Tuesday Evening

I've received a lot of e-mail asking me what I think of the new movie, Joker. I think I haven't seen it and I don't know when I will. I do get the feeling that the filmmakers made at least nine or ten completely different versions of it, all quite different from one another in the levels of violence and the political messaging, and that everyone who's reviewing it is seeing a different version.

And when some folks tell me "It's the Joker from the comic books," I wonder "Which comic books?" Because I think I've seen at least a dozen distinctly different characterizations of that villain in comics I've read. In one or two, he didn't even seem that much like a villain.
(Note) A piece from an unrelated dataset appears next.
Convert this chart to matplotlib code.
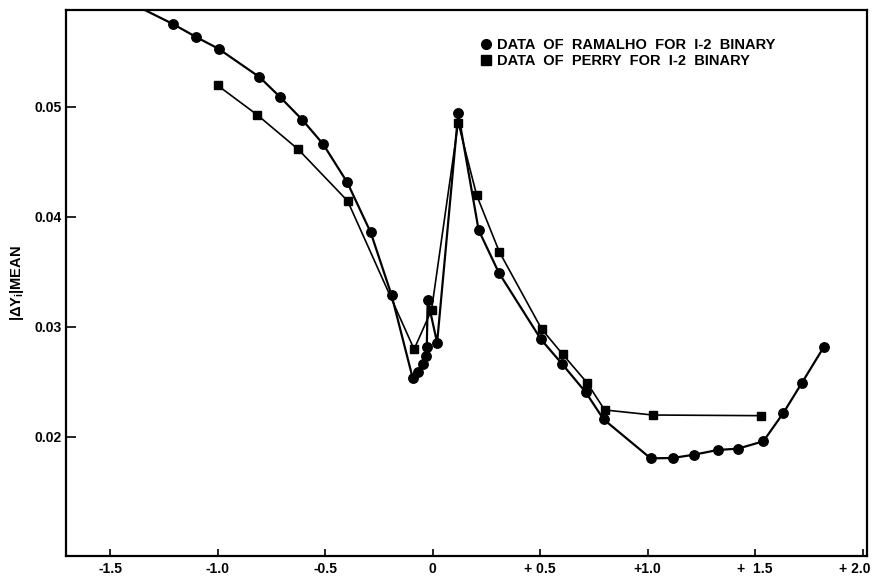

I forgot to mention it but last Thursday night, I was up at U.C.L.A. speaking to a class of future (they hope) Animation Writers. It was a class taught by my buddy Brooks Wachtel, who knows so much about the art/craft that he doesn't need guest speakers but invites people like me in, anyway. The students were bright and attentive and they asked real good questions, many of them about the process of being a writer, not just of cartoons but anything. I'm not much help advising anyone on how to break into the field, having last had that problem in 1978. The business has maybe changed a little since then. But I hope they got something out of what I had to say. I like talking to students like that once in a while because I usually think I get something out of hearing what I have to say.


Halloween is coming soon. That means that people are sending me every possible link and news item that mentions candy corn, an alleged food I have said here I think is horrible. Since I gave up candy of all kinds, my campaign against the stuff is pretty hollow and I no longer have any emotions invested in it. If you want to hear someone rant about its evils, go listen to Lewis Black. He rants way better than I do on the topic. In fact, he rants better than I do about everything since he screams all the time and I yell about once every three years.

My dislike of cole slaw, however, remains firm since restaurants keep interpreting a request for "no cole slaw" to mean "make sure I get cole slaw." That's all I ever really had against the stuff apart from the fact that it's repulsive and disgusting and probably fatal if taken internally. For me, anyway.